┌──
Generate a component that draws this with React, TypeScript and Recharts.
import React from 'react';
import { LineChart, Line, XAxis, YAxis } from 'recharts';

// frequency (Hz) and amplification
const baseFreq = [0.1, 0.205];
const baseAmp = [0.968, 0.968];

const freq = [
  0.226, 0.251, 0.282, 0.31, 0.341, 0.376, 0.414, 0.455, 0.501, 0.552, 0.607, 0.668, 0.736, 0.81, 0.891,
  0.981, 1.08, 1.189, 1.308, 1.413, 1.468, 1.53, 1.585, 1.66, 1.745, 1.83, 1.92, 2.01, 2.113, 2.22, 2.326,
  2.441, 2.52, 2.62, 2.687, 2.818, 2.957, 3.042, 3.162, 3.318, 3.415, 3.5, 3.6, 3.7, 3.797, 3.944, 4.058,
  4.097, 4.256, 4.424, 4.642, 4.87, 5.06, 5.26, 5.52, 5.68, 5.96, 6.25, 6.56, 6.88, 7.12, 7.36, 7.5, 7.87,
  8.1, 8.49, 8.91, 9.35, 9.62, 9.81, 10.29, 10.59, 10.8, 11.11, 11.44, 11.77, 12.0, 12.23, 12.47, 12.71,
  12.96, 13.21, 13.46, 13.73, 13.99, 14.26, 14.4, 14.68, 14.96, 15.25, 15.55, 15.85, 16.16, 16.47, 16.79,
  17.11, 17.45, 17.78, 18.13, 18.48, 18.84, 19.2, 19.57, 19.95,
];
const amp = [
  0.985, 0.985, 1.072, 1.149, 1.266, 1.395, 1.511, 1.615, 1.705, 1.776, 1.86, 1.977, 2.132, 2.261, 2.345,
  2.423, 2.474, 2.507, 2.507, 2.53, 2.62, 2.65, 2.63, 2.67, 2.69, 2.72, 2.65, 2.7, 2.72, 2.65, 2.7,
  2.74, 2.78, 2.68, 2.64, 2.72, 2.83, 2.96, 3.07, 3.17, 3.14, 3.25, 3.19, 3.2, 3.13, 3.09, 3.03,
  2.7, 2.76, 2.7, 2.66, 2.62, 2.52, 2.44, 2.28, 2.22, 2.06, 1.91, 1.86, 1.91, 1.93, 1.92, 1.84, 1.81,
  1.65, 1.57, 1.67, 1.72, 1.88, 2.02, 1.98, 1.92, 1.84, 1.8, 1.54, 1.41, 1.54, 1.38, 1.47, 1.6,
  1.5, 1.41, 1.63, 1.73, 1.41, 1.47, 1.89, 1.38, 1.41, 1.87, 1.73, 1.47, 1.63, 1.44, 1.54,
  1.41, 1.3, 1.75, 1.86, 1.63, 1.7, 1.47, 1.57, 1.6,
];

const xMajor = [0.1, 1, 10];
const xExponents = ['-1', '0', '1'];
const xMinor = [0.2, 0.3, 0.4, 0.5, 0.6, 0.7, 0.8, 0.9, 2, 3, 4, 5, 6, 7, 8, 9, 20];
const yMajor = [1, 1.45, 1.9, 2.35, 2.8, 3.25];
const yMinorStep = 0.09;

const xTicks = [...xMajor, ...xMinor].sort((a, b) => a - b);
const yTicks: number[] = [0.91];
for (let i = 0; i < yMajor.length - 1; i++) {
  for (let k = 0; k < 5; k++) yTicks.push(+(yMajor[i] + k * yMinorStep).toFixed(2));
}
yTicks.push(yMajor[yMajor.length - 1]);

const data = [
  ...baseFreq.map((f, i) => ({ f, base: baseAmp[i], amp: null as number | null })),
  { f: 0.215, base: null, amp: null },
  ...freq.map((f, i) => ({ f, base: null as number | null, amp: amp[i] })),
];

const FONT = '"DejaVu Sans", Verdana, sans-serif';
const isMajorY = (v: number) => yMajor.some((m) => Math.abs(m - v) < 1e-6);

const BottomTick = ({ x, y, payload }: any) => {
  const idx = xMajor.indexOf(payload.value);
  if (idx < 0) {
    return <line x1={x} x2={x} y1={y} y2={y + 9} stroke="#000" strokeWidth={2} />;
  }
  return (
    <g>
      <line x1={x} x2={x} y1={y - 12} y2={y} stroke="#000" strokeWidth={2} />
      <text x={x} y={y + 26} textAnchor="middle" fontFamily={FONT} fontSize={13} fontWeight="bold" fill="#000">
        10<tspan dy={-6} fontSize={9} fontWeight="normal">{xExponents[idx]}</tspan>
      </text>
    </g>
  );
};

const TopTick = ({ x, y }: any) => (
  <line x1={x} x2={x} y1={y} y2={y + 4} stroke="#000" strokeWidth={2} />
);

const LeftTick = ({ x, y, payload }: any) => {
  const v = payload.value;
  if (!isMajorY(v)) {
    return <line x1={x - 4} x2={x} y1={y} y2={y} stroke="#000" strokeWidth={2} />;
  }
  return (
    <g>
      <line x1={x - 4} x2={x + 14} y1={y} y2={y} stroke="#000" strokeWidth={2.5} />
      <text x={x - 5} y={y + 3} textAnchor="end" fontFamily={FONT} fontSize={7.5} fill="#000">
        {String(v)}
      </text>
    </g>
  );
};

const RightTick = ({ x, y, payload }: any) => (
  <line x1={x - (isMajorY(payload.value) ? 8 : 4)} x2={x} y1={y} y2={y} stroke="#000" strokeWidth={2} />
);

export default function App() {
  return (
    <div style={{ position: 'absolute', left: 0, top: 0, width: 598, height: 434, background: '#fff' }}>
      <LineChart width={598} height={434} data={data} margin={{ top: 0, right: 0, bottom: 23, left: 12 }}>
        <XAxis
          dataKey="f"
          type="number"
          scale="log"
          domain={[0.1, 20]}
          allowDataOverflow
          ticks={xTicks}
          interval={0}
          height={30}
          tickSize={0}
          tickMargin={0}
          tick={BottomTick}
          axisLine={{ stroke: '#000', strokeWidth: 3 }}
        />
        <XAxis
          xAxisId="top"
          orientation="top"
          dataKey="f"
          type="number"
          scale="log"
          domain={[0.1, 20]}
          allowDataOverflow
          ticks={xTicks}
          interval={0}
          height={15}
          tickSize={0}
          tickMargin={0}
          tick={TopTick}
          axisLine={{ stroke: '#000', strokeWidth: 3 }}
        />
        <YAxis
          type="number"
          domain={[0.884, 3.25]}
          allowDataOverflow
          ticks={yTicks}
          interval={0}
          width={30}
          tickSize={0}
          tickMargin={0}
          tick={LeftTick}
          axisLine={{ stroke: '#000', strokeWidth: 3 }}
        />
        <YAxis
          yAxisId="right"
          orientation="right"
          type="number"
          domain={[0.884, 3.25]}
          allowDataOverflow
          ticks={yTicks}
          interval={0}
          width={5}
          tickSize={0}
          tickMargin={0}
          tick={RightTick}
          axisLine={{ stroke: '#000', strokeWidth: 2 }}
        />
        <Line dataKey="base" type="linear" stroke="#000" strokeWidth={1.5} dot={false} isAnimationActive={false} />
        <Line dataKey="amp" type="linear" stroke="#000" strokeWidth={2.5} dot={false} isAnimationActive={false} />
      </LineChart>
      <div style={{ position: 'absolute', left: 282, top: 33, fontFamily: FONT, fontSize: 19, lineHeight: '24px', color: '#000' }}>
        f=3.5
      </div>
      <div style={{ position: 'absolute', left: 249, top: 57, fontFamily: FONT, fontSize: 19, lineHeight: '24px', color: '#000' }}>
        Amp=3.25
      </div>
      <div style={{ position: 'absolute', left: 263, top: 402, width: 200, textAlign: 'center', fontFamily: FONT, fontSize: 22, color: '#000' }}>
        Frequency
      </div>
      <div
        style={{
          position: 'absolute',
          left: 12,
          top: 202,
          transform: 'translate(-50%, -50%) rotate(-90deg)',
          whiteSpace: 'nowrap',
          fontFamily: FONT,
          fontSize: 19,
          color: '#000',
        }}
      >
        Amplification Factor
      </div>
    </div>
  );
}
└──
• _GOAL OF THE EXERCISE_
Reproduce all of the data exactly as given.

• _ANSWER TO THE PROBLEM_
Generate a component that draws this with React, TypeScript and Recharts.
import React from 'react';
import { LineChart, Line, XAxis, YAxis } from 'recharts';

// frequency (Hz) and amplification
const baseFreq = [0.1, 0.205];
const baseAmp = [0.968, 0.968];

const freq = [
  0.226, 0.251, 0.282, 0.31, 0.341, 0.376, 0.414, 0.455, 0.501, 0.552, 0.607, 0.668, 0.736, 0.81, 0.891,
  0.981, 1.08, 1.189, 1.308, 1.413, 1.468, 1.53, 1.585, 1.66, 1.745, 1.83, 1.92, 2.01, 2.113, 2.22, 2.326,
  2.441, 2.52, 2.62, 2.687, 2.818, 2.957, 3.042, 3.162, 3.318, 3.415, 3.5, 3.6, 3.7, 3.797, 3.944, 4.058,
  4.097, 4.256, 4.424, 4.642, 4.87, 5.06, 5.26, 5.52, 5.68, 5.96, 6.25, 6.56, 6.88, 7.12, 7.36, 7.5, 7.87,
  8.1, 8.49, 8.91, 9.35, 9.62, 9.81, 10.29, 10.59, 10.8, 11.11, 11.44, 11.77, 12.0, 12.23, 12.47, 12.71,
  12.96, 13.21, 13.46, 13.73, 13.99, 14.26, 14.4, 14.68, 14.96, 15.25, 15.55, 15.85, 16.16, 16.47, 16.79,
  17.11, 17.45, 17.78, 18.13, 18.48, 18.84, 19.2, 19.57, 19.95,
];
const amp = [
  0.985, 0.985, 1.072, 1.149, 1.266, 1.395, 1.511, 1.615, 1.705, 1.776, 1.86, 1.977, 2.132, 2.261, 2.345,
  2.423, 2.474, 2.507, 2.507, 2.53, 2.62, 2.65, 2.63, 2.67, 2.69, 2.72, 2.65, 2.7, 2.72, 2.65, 2.7,
  2.74, 2.78, 2.68, 2.64, 2.72, 2.83, 2.96, 3.07, 3.17, 3.14, 3.25, 3.19, 3.2, 3.13, 3.09, 3.03,
  2.7, 2.76, 2.7, 2.66, 2.62, 2.52, 2.44, 2.28, 2.22, 2.06, 1.91, 1.86, 1.91, 1.93, 1.92, 1.84, 1.81,
  1.65, 1.57, 1.67, 1.72, 1.88, 2.02, 1.98, 1.92, 1.84, 1.8, 1.54, 1.41, 1.54, 1.38, 1.47, 1.6,
  1.5, 1.41, 1.63, 1.73, 1.41, 1.47, 1.89, 1.38, 1.41, 1.87, 1.73, 1.47, 1.63, 1.44, 1.54,
  1.41, 1.3, 1.75, 1.86, 1.63, 1.7, 1.47, 1.57, 1.6,
];

const xMajor = [0.1, 1, 10];
const xExponents = ['-1', '0', '1'];
const xMinor = [0.2, 0.3, 0.4, 0.5, 0.6, 0.7, 0.8, 0.9, 2, 3, 4, 5, 6, 7, 8, 9, 20];
const yMajor = [1, 1.45, 1.9, 2.35, 2.8, 3.25];
const yMinorStep = 0.09;

const xTicks = [...xMajor, ...xMinor].sort((a, b) => a - b);
const yTicks: number[] = [0.91];
for (let i = 0; i < yMajor.length - 1; i++) {
  for (let k = 0; k < 5; k++) yTicks.push(+(yMajor[i] + k * yMinorStep).toFixed(2));
}
yTicks.push(yMajor[yMajor.length - 1]);

const data = [
  ...baseFreq.map((f, i) => ({ f, base: baseAmp[i], amp: null as number | null })),
  { f: 0.215, base: null, amp: null },
  ...freq.map((f, i) => ({ f, base: null as number | null, amp: amp[i] })),
];

const FONT = '"DejaVu Sans", Verdana, sans-serif';
const isMajorY = (v: number) => yMajor.some((m) => Math.abs(m - v) < 1e-6);

const BottomTick = ({ x, y, payload }: any) => {
  const idx = xMajor.indexOf(payload.value);
  if (idx < 0) {
    return <line x1={x} x2={x} y1={y} y2={y + 9} stroke="#000" strokeWidth={2} />;
  }
  return (
    <g>
      <line x1={x} x2={x} y1={y - 12} y2={y} stroke="#000" strokeWidth={2} />
      <text x={x} y={y + 26} textAnchor="middle" fontFamily={FONT} fontSize={13} fontWeight="bold" fill="#000">
        10<tspan dy={-6} fontSize={9} fontWeight="normal">{xExponents[idx]}</tspan>
      </text>
    </g>
  );
};

const TopTick = ({ x, y }: any) => (
  <line x1={x} x2={x} y1={y} y2={y + 4} stroke="#000" strokeWidth={2} />
);

const LeftTick = ({ x, y, payload }: any) => {
  const v = payload.value;
  if (!isMajorY(v)) {
    return <line x1={x - 4} x2={x} y1={y} y2={y} stroke="#000" strokeWidth={2} />;
  }
  return (
    <g>
      <line x1={x - 4} x2={x + 14} y1={y} y2={y} stroke="#000" strokeWidth={2.5} />
      <text x={x - 5} y={y + 3} textAnchor="end" fontFamily={FONT} fontSize={7.5} fill="#000">
        {String(v)}
      </text>
    </g>
  );
};

const RightTick = ({ x, y, payload }: any) => (
  <line x1={x - (isMajorY(payload.value) ? 8 : 4)} x2={x} y1={y} y2={y} stroke="#000" strokeWidth={2} />
);

export default function App() {
  return (
    <div style={{ position: 'absolute', left: 0, top: 0, width: 598, height: 434, background: '#fff' }}>
      <LineChart width={598} height={434} data={data} margin={{ top: 0, right: 0, bottom: 23, left: 12 }}>
        <XAxis
          dataKey="f"
          type="number"
          scale="log"
          domain={[0.1, 20]}
          allowDataOverflow
          ticks={xTicks}
          interval={0}
          height={30}
          tickSize={0}
          tickMargin={0}
          tick={BottomTick}
          axisLine={{ stroke: '#000', strokeWidth: 3 }}
        />
        <XAxis
          xAxisId="top"
          orientation="top"
          dataKey="f"
          type="number"
          scale="log"
          domain={[0.1, 20]}
          allowDataOverflow
          ticks={xTicks}
          interval={0}
          height={15}
          tickSize={0}
          tickMargin={0}
          tick={TopTick}
          axisLine={{ stroke: '#000', strokeWidth: 3 }}
        />
        <YAxis
          type="number"
          domain={[0.884, 3.25]}
          allowDataOverflow
          ticks={yTicks}
          interval={0}
          width={30}
          tickSize={0}
          tickMargin={0}
          tick={LeftTick}
          axisLine={{ stroke: '#000', strokeWidth: 3 }}
        />
        <YAxis
          yAxisId="right"
          orientation="right"
          type="number"
          domain={[0.884, 3.25]}
          allowDataOverflow
          ticks={yTicks}
          interval={0}
          width={5}
          tickSize={0}
          tickMargin={0}
          tick={RightTick}
          axisLine={{ stroke: '#000', strokeWidth: 2 }}
        />
        <Line dataKey="base" type="linear" stroke="#000" strokeWidth={1.5} dot={false} isAnimationActive={false} />
        <Line dataKey="amp" type="linear" stroke="#000" strokeWidth={2.5} dot={false} isAnimationActive={false} />
      </LineChart>
      <div style={{ position: 'absolute', left: 282, top: 33, fontFamily: FONT, fontSize: 19, lineHeight: '24px', color: '#000' }}>
        f=3.5
      </div>
      <div style={{ position: 'absolute', left: 249, top: 57, fontFamily: FONT, fontSize: 19, lineHeight: '24px', color: '#000' }}>
        Amp=3.25
      </div>
      <div style={{ position: 'absolute', left: 263, top: 402, width: 200, textAlign: 'center', fontFamily: FONT, fontSize: 22, color: '#000' }}>
        Frequency
      </div>
      <div
        style={{
          position: 'absolute',
          left: 12,
          top: 202,
          transform: 'translate(-50%, -50%) rotate(-90deg)',
          whiteSpace: 'nowrap',
          fontFamily: FONT,
          fontSize: 19,
          color: '#000',
        }}
      >
        Amplification Factor
      </div>
    </div>
  );
}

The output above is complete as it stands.